A few months later a friend of mine asked me to do a craft show with her. It was fun and I enjoyed the experience but I knew there was something else. After a lot of prayer and some very relevant messages at church I started to think of ways that I could use my business to reach people who needed Jesus. I knew that this was it. I decided to make this blog and let people know that this is the story behind Kelbylee Designs. I was so excited to finally be able to openly express what God is doing in my life! I wanted to make it clear that Jesus really does want to rescue us!


It is amazing how God has worked in my life. He has done miracles and carried me through tough times. God has blessed me with a family that I love. He has given me an understanding that although life isn't perfect and things don't always go my way He makes all things work together for my good. He wants me to know Him more, to consider Him my friend, my closest confidant, and my Abba father who loves me unconditionally.

When everything falls apart God is there. If you let go He will catch you. He will hold you and carry you. He won't let you drown.
When I am feeling blessed I am reminded of God's goodness and of His faithfulness. 

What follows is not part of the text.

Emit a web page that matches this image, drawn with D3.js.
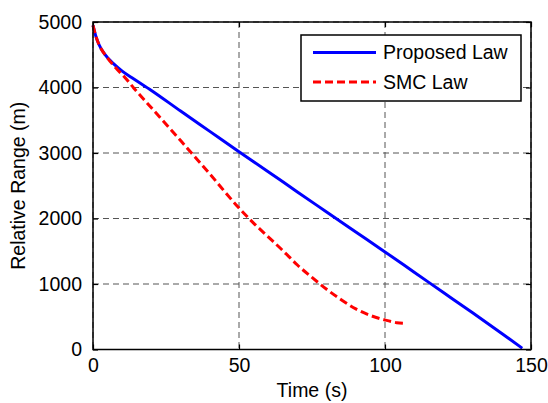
<!DOCTYPE html>
<html><head><meta charset="utf-8">
<script src="https://cdn.jsdelivr.net/npm/d3@7"></script>
<style>body{margin:0;background:#fff}svg{display:block}text{font-family:"Liberation Sans",Arial,sans-serif;fill:#000}</style>
</head><body><svg id="c" width="548" height="403"></svg>
<script>
const xTicks = [0, 50, 100, 150];
const yTicks = [0, 1000, 2000, 3000, 4000, 5000];
const seriesNames = ["Proposed Law", "SMC Law"];
const proposedT = [0, 1, 2, 4, 7, 10, 14, 20, 30, 40, 50, 60, 70, 80, 90, 100, 110, 120, 130, 140, 147];
const proposedR = [4950, 4780, 4660, 4510, 4365, 4250, 4130, 3955, 3640, 3330, 3020, 2715, 2405, 2100, 1795, 1490, 1180, 870, 560, 245, 20];
const smcT = [0, 1, 2, 5, 8, 11, 14, 20, 30, 40, 50, 55, 60, 65, 70, 75, 80, 85, 90, 95, 100, 104, 107];
const smcR = [4950, 4780, 4660, 4450, 4290, 4150, 3990, 3690, 3190, 2680, 2160, 1930, 1720, 1510, 1290, 1100, 920, 760, 620, 520, 450, 410, 400];

const svg = d3.select("#c");
const L = 93, R = 531, T = 22, B = 349.5;
const x = d3.scaleLinear().domain([0, 150]).range([L, R]);
const y = d3.scaleLinear().domain([0, 5000]).range([B, T]);
const fs = 19.5;

// grid
const g = svg.append("g");
g.selectAll(".gx").data(xTicks).join("line")
  .attr("x1", d => x(d)).attr("x2", d => x(d)).attr("y1", T).attr("y2", B)
  .attr("stroke", "#555").attr("stroke-width", 1).attr("stroke-dasharray", "6,4");
g.selectAll(".gy").data(yTicks).join("line")
  .attr("x1", L).attr("x2", R).attr("y1", d => y(d)).attr("y2", d => y(d))
  .attr("stroke", "#555").attr("stroke-width", 1).attr("stroke-dasharray", "6,4");

// axes with inward ticks
svg.append("g").attr("transform", `translate(0,${B})`)
  .call(d3.axisBottom(x).tickValues(xTicks).tickSizeInner(-5).tickSizeOuter(0).tickPadding(9))
  .call(a => a.select(".domain").remove());
svg.append("g").attr("transform", `translate(0,${T})`)
  .call(d3.axisTop(x).tickValues(xTicks).tickSizeInner(-5).tickSizeOuter(0).tickFormat(""))
  .call(a => a.select(".domain").remove());
svg.append("g").attr("transform", `translate(${L},0)`)
  .call(d3.axisLeft(y).tickValues(yTicks).tickSizeInner(-5).tickSizeOuter(0).tickPadding(11).tickFormat(d3.format("d")))
  .call(a => a.select(".domain").remove());
svg.append("g").attr("transform", `translate(${R},0)`)
  .call(d3.axisRight(y).tickValues(yTicks).tickSizeInner(-5).tickSizeOuter(0).tickFormat(""))
  .call(a => a.select(".domain").remove());
svg.selectAll(".tick line").attr("stroke", "#000").attr("stroke-width", 1.2);
svg.selectAll(".tick text").attr("font-size", fs).attr("font-family", "Liberation Sans, Arial, sans-serif").attr("fill", "#000");

// series
const line = d3.line().x(d => x(d[0])).y(d => y(d[1])).curve(d3.curveMonotoneX);
const pData = proposedT.map((t, i) => [t, proposedR[i]]);
const sData = smcT.map((t, i) => [t, smcR[i]]);
svg.append("path").datum(pData).attr("d", line)
  .attr("fill", "none").attr("stroke", "#0000ff").attr("stroke-width", 3);
svg.append("path").datum(sData).attr("d", line)
  .attr("fill", "none").attr("stroke", "#ff0000").attr("stroke-width", 3).attr("stroke-dasharray", "8,4");

// box
svg.append("rect").attr("x", L).attr("y", T).attr("width", R - L).attr("height", B - T)
  .attr("fill", "none").attr("stroke", "#000").attr("stroke-width", 1.5);

// axis labels
svg.append("text").attr("x", (L + R) / 2).attr("y", 397).attr("text-anchor", "middle")
  .attr("font-size", fs).text("Time (s)");
svg.append("text").attr("transform", `translate(25,${(T + B) / 2}) rotate(-90)`).attr("text-anchor", "middle")
  .attr("font-size", fs).text("Relative Range (m)");

// legend
const lg = svg.append("g");
lg.append("rect").attr("x", 301).attr("y", 35).attr("width", 220).attr("height", 66)
  .attr("fill", "#fff").attr("stroke", "#000").attr("stroke-width", 1.5);
const colors = ["#0000ff", "#ff0000"];
const dashes = [null, "8,4"];
seriesNames.forEach((n, i) => {
  const yy = 52.5 + i * 29.5;
  lg.append("line").attr("x1", 313).attr("x2", 376).attr("y1", yy).attr("y2", yy)
    .attr("stroke", colors[i]).attr("stroke-width", 3).attr("stroke-dasharray", dashes[i]);
  lg.append("text").attr("x", 383).attr("y", yy).attr("dy", "0.35em").attr("font-size", fs).text(n);
});
</script></body></html>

"For I know the plans I have for you,” declares the LORD, “plans to prosper you and not to harm you, plans to give you hope and a future."
~Jeremiah 29:11

I hope that my story is an encouragement to you.  I would love to hear your story of how God has rescued you, set you free, and/ or saved you! Please feel free to add your story in the comments if you would like!
 
~Kelby

1 comment:

  1. Kelby... im so excited to watch your passion grow deeper! Keep up your amazing work and remember the words you wrote! God is your comforter, you are His beloved!

    You are such an awesome friend who has an amazing relationship with Christ and it is so relevant in your life.

    love you tons,
    Crissie <3
    P.S. So glad you agreed to do your very first craft show with me!